In the seventeenth century there lived at Roveredo in Tyrol the estimable abbess of the Poor Clare monastery, Jane Mary of the Cross, who was born in 1603. Even before her entrance into religion, she had surrendered herself to her Divine Savior in such perfect charity that He espoused Himself to her with the bridal ring, as He had done on another occasion to St Catharine of Siena. In fasting and mortification, Jane led so austere a life in the convent that for several years the amount of food she ate week by week was so meager that it could readily be held in the hollow of one hand. Holy Communion, which she received daily, seemed to be the only nourishment not only of her soul but of her body. During her administration the community flourished in every possible way; she established another house in Borgo in the diocese of Trent.

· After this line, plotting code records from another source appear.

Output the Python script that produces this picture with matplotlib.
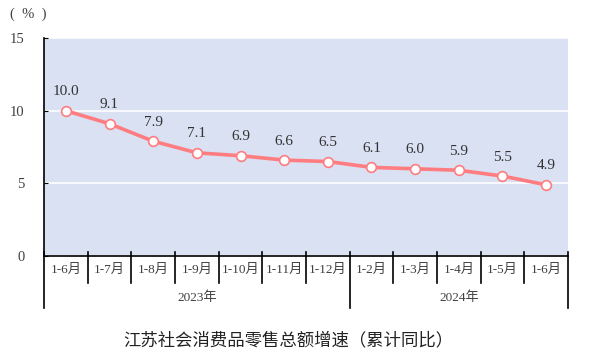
import matplotlib
matplotlib.use("Agg")
import matplotlib.pyplot as plt
import matplotlib.transforms as mtransforms

plt.rcParams['font.family'] = ['Liberation Serif', 'Noto Sans CJK SC', 'DejaVu Sans']

categories = ["1-6月", "1-7月", "1-8月", "1-9月", "1-10月", "1-11月", "1-12月",
              "1-2月", "1-3月", "1-4月", "1-5月", "1-6月"]
values = [10.0, 9.1, 7.9, 7.1, 6.9, 6.6, 6.5, 6.1, 6.0, 5.9, 5.5, 4.9]
years = ["2023年", "2024年"]
year_counts = [7, 5]
yticks = [0, 5, 10, 15]
title = "江苏社会消费品零售总额增速（累计同比）"

fig = plt.figure(figsize=(5.89, 3.62), dpi=100)
ax = fig.add_axes([44/589, 1-256/362, (568-44)/589, (256-38)/362])
ax.set_facecolor('#D9E1F2')
n = len(categories)
x = list(range(n))
ax.set_xlim(-0.5, n-0.5)
ax.set_ylim(0, 15)
ax.set_yticks(yticks)
ax.yaxis.grid(True, color='white', linewidth=1.2)
ax.set_axisbelow(True)
ax.tick_params(axis='y', direction='in', length=3, labelsize=10.5, labelcolor='#404040', pad=14)
ax.set_yticklabels([str(v) for v in yticks])
ax.set_xticks([])
for s in ['top', 'right']:
    ax.spines[s].set_visible(False)
ax.spines['left'].set_color('black')
ax.spines['bottom'].set_color('black')
ax.spines['left'].set_linewidth(1.2)
ax.spines['bottom'].set_linewidth(1.2)

ax.plot(x, values, color='#FF7C80', linewidth=2.6, marker='o', markersize=7,
        markerfacecolor='white', markeredgecolor='#FF7C80', markeredgewidth=1.2,
        zorder=3)
for xi, v in zip(x, values):
    ax.annotate(f"{v:.1f}", (xi, v), xytext=(0, 9), textcoords='offset points',
                ha='center', va='bottom', fontsize=11, color='#333333')

trans = mtransforms.blended_transform_factory(ax.transData, ax.transAxes)
big = [0]
acc = 0
for c in year_counts:
    acc += c
    big.append(acc)
for b in range(n + 1):
    xb = b - 0.5
    y0 = -0.239 if b in big else -0.124
    ax.plot([xb, xb], [y0, 0.018], transform=trans, color='black', linewidth=1.2, clip_on=False)
for xi, c in zip(x, categories):
    ax.text(xi, -0.062, c, transform=trans, ha='center', va='center', fontsize=9.5, color='#404040')
start = 0
for yr, c in zip(years, year_counts):
    mid = start + c/2 - 0.5
    ax.text(mid, -0.19, yr, transform=trans, ha='center', va='center', fontsize=9.5, color='#404040')
    start += c

fig.text(28/589, 1-14/362, "(  %  )", ha='center', va='center', fontsize=10.5, color='#404040')
fig.text(288/589, 1-340/362, title, ha='center', va='center', fontsize=12.5, color='#222222',
         family=['Noto Sans CJK SC', 'DejaVu Sans'])

fig.savefig('out.png', dpi=100)
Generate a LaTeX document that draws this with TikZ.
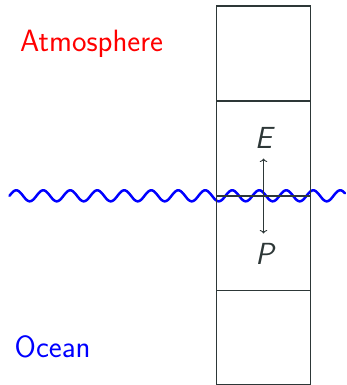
\documentclass[tikz,border=0pt]{standalone}
\usetikzlibrary{arrows.meta}
\definecolor{boxgrey}{RGB}{45,55,55}
\begin{document}
\begin{tikzpicture}[x=1pt,y=-1pt,
  boxline/.style={draw=boxgrey, line width=1.1pt},
  flux/.style={boxgrey, line width=0.9pt, -{To[length=3.5pt,width=7.5pt]}},
  label/.style={inner sep=0pt, font=\sffamily\fontsize{30.8}{36}\selectfont},
  sym/.style={inner sep=0pt, text=boxgrey, font=\sffamily\itshape\fontsize{30.5}{36}\selectfont}]
\useasboundingbox (0,0) rectangle (346,385);
% wavy interface
\draw[blue, line width=2.5pt, line cap=round]
  plot[domain=9.5:345, samples=400, smooth] (\x, {195.8 - 5.5*sin((\x-9.5)/27*360)});
% column
\coordinate (tl) at (216.5,6);
\coordinate (br) at (310.5,386);
\draw[boxline] (216.5,386) -- (tl) -- (310.5,6) -- (br);
\draw[boxline] (216.5,101) -- (310.5,101);
\draw[boxline] (216.5,196) -- (310.5,196);
\draw[boxline] (216.5,290.7) -- (310.5,290.7);
\draw[boxline] (216.5,384.5) -- (310.5,384.5);
% fluxes
\coordinate (mid) at (263.5,196);
\coordinate (up) at (263.5,158.5);
\coordinate (down) at (263.5,233.5);
\draw[flux] (mid) -- (up);
\draw[flux] (mid) -- (down);
\node[sym, anchor=base] (E) at (263.5,148) {E};
\node[sym, anchor=base] (P) at (264.5,264) {P};
% labels
\node[label, text=red, anchor=base west] (atm) at (20,51.7) {Atmosphere};
\node[label, text=blue, anchor=base west] (ocean) at (14.5,357.7) {Ocean};
\end{tikzpicture}
\end{document}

Jane was known far and wide for the divine inspirations with which God favored her, and persons of every state in life came to ask her advice in serious matters. Even Emperor Leopold I came to the abbess of Roveredo with his wife, in order to seek counsel in matters of conscience.

When Jane Mary had any spare time, it was spent in profound meditation, generally on the bitter Passion and Death of Christ. Just how intimately she was united with her suffering Savior during these periods, Our Lord wished to indicate in a visible manner by allowing a crown of thorns to grow out of her head. He caused her also to share with Him the disgrace heaped upon Him. She was slandered and persecuted, was subjected to the most embarrassing investigations, and along with all this, had to endure the most painful maladies. But she bore everything with heroic patience and the desire to suffer still more.
A few days before her death, Our Lord favored her with the stigmata. The marks were visible after her death, and were still red and bleeding in her hands and feet. The wound in her side was so deep that her heart could be seen through it.

Worn out in body, but aglow in spirit with the desire for God, Jane Mary of the Cross died on March 25, 1675, at the age of seventy-two. As her body lay in state, her countenance appeared in the freshness of youth like that of a growing young girl. Shortly after her death the process of her beatification was begun, but as yet it has not been concluded.